- [REQUIRED TASK]
Leave the pictures out and retype the lines from the beginning through the line with "YAxis, CartesianGrid, ReferenceArea", both ends included.

++++++++

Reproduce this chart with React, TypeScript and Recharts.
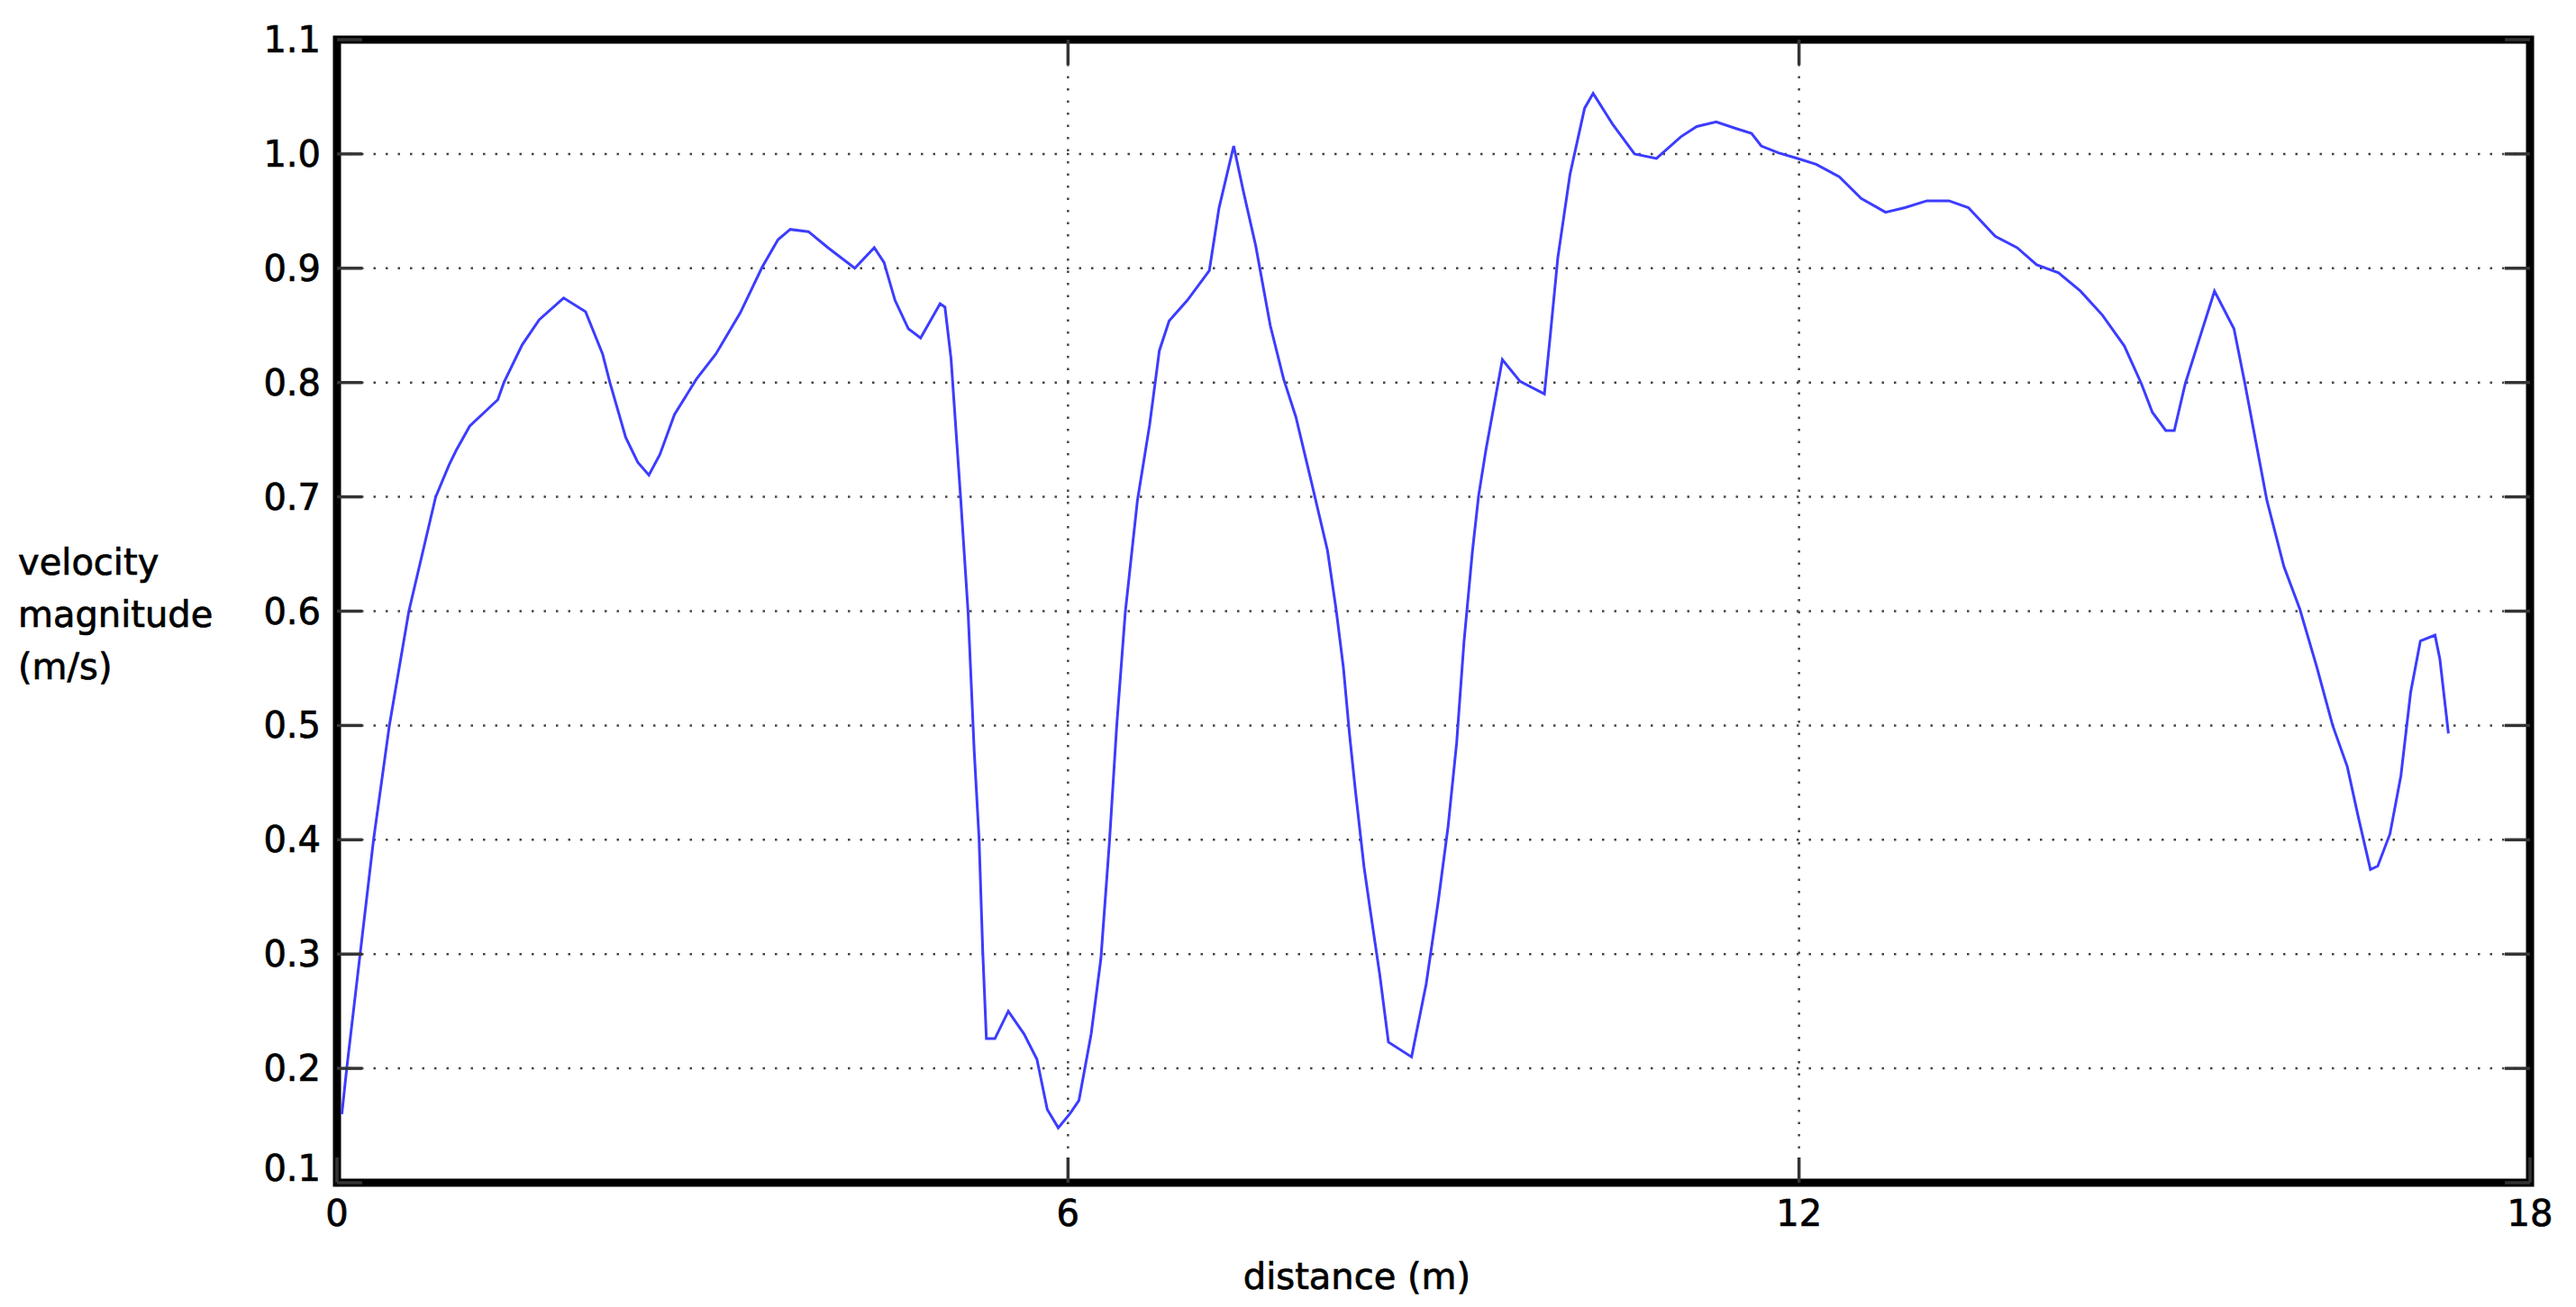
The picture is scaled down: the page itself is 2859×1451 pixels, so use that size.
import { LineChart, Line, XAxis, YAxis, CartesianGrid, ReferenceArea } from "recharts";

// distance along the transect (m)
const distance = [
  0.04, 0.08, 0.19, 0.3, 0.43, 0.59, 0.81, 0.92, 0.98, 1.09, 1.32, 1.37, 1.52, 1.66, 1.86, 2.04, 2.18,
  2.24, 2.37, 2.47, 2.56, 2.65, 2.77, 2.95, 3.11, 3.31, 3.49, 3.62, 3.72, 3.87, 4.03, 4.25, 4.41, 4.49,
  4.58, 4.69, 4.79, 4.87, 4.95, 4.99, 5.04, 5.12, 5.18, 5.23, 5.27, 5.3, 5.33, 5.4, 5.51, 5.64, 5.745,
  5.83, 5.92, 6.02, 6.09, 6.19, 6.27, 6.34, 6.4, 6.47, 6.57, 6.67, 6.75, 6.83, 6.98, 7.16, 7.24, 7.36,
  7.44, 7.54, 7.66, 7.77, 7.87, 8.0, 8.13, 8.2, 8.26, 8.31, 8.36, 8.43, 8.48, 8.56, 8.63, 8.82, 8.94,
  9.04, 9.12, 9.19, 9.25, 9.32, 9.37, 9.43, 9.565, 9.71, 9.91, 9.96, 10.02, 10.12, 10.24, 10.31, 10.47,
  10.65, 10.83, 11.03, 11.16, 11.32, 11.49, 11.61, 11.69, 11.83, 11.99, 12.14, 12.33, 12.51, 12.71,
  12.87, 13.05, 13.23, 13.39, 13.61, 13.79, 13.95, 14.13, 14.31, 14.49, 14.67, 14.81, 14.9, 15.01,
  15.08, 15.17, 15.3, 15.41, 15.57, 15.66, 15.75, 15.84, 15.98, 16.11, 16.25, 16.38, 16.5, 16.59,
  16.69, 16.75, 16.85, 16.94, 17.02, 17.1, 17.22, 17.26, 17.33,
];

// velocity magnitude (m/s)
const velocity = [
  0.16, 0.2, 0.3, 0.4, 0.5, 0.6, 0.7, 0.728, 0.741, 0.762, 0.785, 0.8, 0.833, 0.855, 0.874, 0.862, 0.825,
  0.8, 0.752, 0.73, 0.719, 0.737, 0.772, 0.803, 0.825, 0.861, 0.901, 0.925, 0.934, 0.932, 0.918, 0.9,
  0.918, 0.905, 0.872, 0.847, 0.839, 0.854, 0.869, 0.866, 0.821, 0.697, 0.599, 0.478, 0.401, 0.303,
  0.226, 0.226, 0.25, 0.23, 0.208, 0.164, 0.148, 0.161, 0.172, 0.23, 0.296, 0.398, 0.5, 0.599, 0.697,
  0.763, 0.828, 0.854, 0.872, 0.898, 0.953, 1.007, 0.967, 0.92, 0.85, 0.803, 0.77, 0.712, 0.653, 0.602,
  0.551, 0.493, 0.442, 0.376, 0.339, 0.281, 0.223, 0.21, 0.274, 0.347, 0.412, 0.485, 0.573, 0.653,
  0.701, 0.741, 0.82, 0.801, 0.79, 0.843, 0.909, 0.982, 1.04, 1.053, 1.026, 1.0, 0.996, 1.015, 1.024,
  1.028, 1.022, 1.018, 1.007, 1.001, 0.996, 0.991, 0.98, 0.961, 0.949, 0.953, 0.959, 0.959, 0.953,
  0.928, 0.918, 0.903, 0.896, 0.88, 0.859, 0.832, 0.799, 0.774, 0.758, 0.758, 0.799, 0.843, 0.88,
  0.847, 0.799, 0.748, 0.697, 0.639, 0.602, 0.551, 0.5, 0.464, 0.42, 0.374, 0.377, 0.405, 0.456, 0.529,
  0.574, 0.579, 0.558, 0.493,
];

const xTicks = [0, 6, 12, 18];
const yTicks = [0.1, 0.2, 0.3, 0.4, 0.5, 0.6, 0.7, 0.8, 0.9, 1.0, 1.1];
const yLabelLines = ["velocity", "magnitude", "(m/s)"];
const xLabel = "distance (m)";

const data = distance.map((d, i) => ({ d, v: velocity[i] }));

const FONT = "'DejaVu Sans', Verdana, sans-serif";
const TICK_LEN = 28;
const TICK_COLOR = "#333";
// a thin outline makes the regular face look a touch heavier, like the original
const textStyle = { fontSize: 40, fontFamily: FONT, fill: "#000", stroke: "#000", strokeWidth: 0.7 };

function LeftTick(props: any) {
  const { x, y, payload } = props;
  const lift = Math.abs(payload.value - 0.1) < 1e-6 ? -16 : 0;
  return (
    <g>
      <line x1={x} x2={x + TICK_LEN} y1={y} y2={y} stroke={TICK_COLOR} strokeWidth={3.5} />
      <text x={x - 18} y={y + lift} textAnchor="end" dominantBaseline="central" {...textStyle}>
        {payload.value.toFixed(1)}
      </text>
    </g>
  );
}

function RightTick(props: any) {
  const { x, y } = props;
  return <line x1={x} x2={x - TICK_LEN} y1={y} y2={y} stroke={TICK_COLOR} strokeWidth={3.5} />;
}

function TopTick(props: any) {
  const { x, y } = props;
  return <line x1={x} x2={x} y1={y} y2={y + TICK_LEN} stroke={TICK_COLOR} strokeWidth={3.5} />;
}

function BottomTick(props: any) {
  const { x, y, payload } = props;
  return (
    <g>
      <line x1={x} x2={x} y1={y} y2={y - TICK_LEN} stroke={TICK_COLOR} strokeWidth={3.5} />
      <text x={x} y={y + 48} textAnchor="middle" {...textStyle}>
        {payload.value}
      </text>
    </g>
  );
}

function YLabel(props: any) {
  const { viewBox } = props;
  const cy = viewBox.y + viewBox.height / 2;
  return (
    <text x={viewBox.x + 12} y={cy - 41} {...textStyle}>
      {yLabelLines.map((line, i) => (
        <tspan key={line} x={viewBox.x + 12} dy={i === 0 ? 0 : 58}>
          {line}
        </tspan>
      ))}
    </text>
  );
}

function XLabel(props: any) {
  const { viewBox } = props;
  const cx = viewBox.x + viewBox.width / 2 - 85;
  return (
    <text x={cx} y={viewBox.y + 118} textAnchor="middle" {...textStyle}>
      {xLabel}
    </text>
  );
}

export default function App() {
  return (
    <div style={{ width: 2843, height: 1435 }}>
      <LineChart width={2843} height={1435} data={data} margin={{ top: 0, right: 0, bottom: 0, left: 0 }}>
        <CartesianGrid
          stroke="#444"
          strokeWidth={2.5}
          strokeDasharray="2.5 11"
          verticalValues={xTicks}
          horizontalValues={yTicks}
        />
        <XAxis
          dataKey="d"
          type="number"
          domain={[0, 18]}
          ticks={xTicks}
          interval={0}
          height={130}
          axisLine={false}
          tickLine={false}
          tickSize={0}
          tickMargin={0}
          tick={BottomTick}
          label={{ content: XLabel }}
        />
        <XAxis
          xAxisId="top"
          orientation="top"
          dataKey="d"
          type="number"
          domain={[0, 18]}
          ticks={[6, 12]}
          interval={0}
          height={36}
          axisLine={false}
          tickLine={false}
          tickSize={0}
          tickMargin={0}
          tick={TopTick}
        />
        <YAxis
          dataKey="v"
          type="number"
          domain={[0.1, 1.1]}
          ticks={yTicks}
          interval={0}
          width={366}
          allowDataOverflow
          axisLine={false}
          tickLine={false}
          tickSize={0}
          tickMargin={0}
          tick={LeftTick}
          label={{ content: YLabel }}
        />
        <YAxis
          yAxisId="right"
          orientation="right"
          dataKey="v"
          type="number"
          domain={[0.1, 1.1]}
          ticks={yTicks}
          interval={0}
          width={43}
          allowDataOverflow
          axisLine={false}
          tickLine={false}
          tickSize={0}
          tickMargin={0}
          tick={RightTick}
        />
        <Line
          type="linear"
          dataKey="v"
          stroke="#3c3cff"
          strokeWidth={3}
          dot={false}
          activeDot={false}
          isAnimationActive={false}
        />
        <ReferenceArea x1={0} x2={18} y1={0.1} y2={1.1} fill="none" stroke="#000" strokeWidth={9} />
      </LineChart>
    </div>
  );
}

++++++++

- [TASK SOLUTION]
Reproduce this chart with React, TypeScript and Recharts.
The picture is scaled down: the page itself is 2859×1451 pixels, so use that size.
import { LineChart, Line, XAxis, YAxis, CartesianGrid, ReferenceArea } from "recharts";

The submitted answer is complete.